Doug Clifford e John Fogerty em destaque em foto tirada durante o show da banda no Royal Albert Hall em Londres em 1970.

A ideia de começar a história a partir deste momento do Creedence funciona bem, porque te prende. Ouvimos trechos dos caras comentando sobre as expectativas de tocar pela Europa, as impressões que tiveram sobre o público europeu. Ouvimos Jeff Bridges relatando fatos que comprovam a consolidação do Creedence no cenário musical mundial, e não tem como negar que isso funciona como uma bomba de adrenalina ativando sua curiosidade e sua vontade de saber mais sobre a os desdobramentos daquela fase da banda. 

Enquanto vamos acompanhando a banda pela Europa, somos conduzidos a conhecer sobre sua origem. Algo interessante de se notar, uma informação dada logo no início do filme, é de que o Creedence em 1969, brigava com os Beatles pelo posto de maior banda do planeta. 

Daí resgatam o início da banda em 1959, quando ainda estavam no high school até serem recrutados por uma gravadora que aproveitou a onda da british invasion para tentar dar um caráter comercial à banda. Por isso passaram a se chamar The Golliwog durante um tempo até renascer musicalmente como o Creedence Clearwater Revival

Assumiram o nome Golliwog  devido a alegação do empresário da banda à época de que eles precisavam ter um nome mais britânico para fazerem sucesso e terem um maior apelo comercial. Olha os Beatles pautando a cena musical e servindo de parâmetro pros caras.  

Creedence durante show no Royal Albert Hall em Londres em 1970.

Quando estiverem assistindo ao filme, notem que ele vai ligando a trajetória do Creedence a dos Beatles durante a exibição. Isso não é gratuito. Ao final da parte narrativa do filme, vemos que o Creedence supera os Beatles ao longo de 1969 em termos de vendagem, e colocação nas paradas britânica e estadunidense. Coincidem com a separação da banda britânica e o show do Creedence no Royal Albert Hall. 

Os desdobramentos ao longo do filme nos conduzem a este momento. Temos a oportunidade de assistir na íntegra o show completo da banda no templo mor da música no Reino Unido, que aconteceu no dia 14 de abril de 1970. Bridges no início do filme nos lembra de que se trata da primeira exibição completa, sem cortes deste icônico show do Creedence.
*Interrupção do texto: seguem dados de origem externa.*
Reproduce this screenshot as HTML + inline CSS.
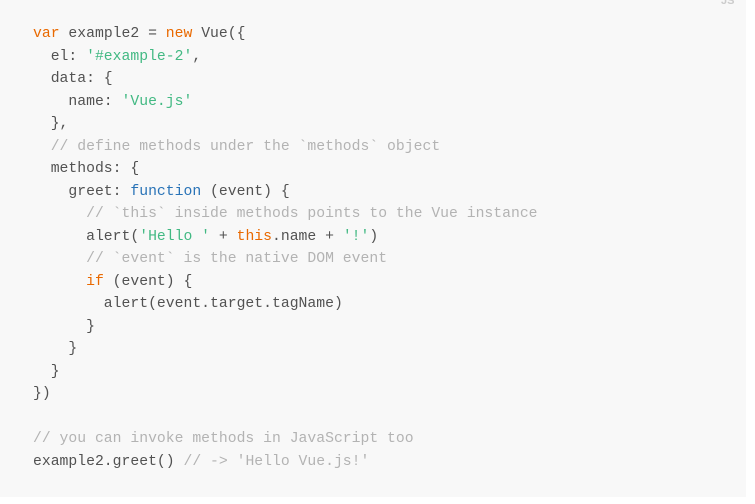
<!DOCTYPE html>
<html><head><style>
html,body{margin:0;padding:0;background:#fff;width:755px;height:504px;overflow:hidden}
.box{position:absolute;left:0;top:0;width:746px;height:497px;background:#f8f8f8}
.js{position:absolute;left:721px;top:-5px;font:600 11px "Liberation Sans",sans-serif;color:#ccc}
pre{position:absolute;left:33px;top:23px;margin:0;font-family:"Liberation Mono",monospace;font-size:14.75px;line-height:22.5px;color:#525252}
.k{color:#e96900}.s{color:#42b983}.c{color:#b3b3b3}.f{color:#2973b7}
</style></head><body>
<div class="box"></div><div class="js">JS</div>
<pre><span class="k">var</span> example2 = <span class="k">new</span> Vue({
  el: <span class="s">'#example-2'</span>,
  data: {
    name: <span class="s">'Vue.js'</span>
  },
  <span class="c">// define methods under the `methods` object</span>
  methods: {
    greet: <span class="f">function</span> (event) {
      <span class="c">// `this` inside methods points to the Vue instance</span>
      alert(<span class="s">'Hello '</span> + <span class="k">this</span>.name + <span class="s">'!'</span>)
      <span class="c">// `event` is the native DOM event</span>
      <span class="k">if</span> (event) {
        alert(event.target.tagName)
      }
    }
  }
})

<span class="c">// you can invoke methods in JavaScript too</span>
example2.greet() <span class="c">// -&gt; 'Hello Vue.js!'</span></pre>
</body></html>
E o melhor de tudo, o filme acaba quando a banda encerra sua apresentação. Não há preocupação em mostrar o término da banda, as tretas internas, coisas que pouco tem a ver com a arte produzida pela banda enquanto esteve em atividade. Isso fica para quem quer se aprofundar na biografia da banda, para nós que amamos apenas a sua música. Travelin’ Banda é um filme impecável.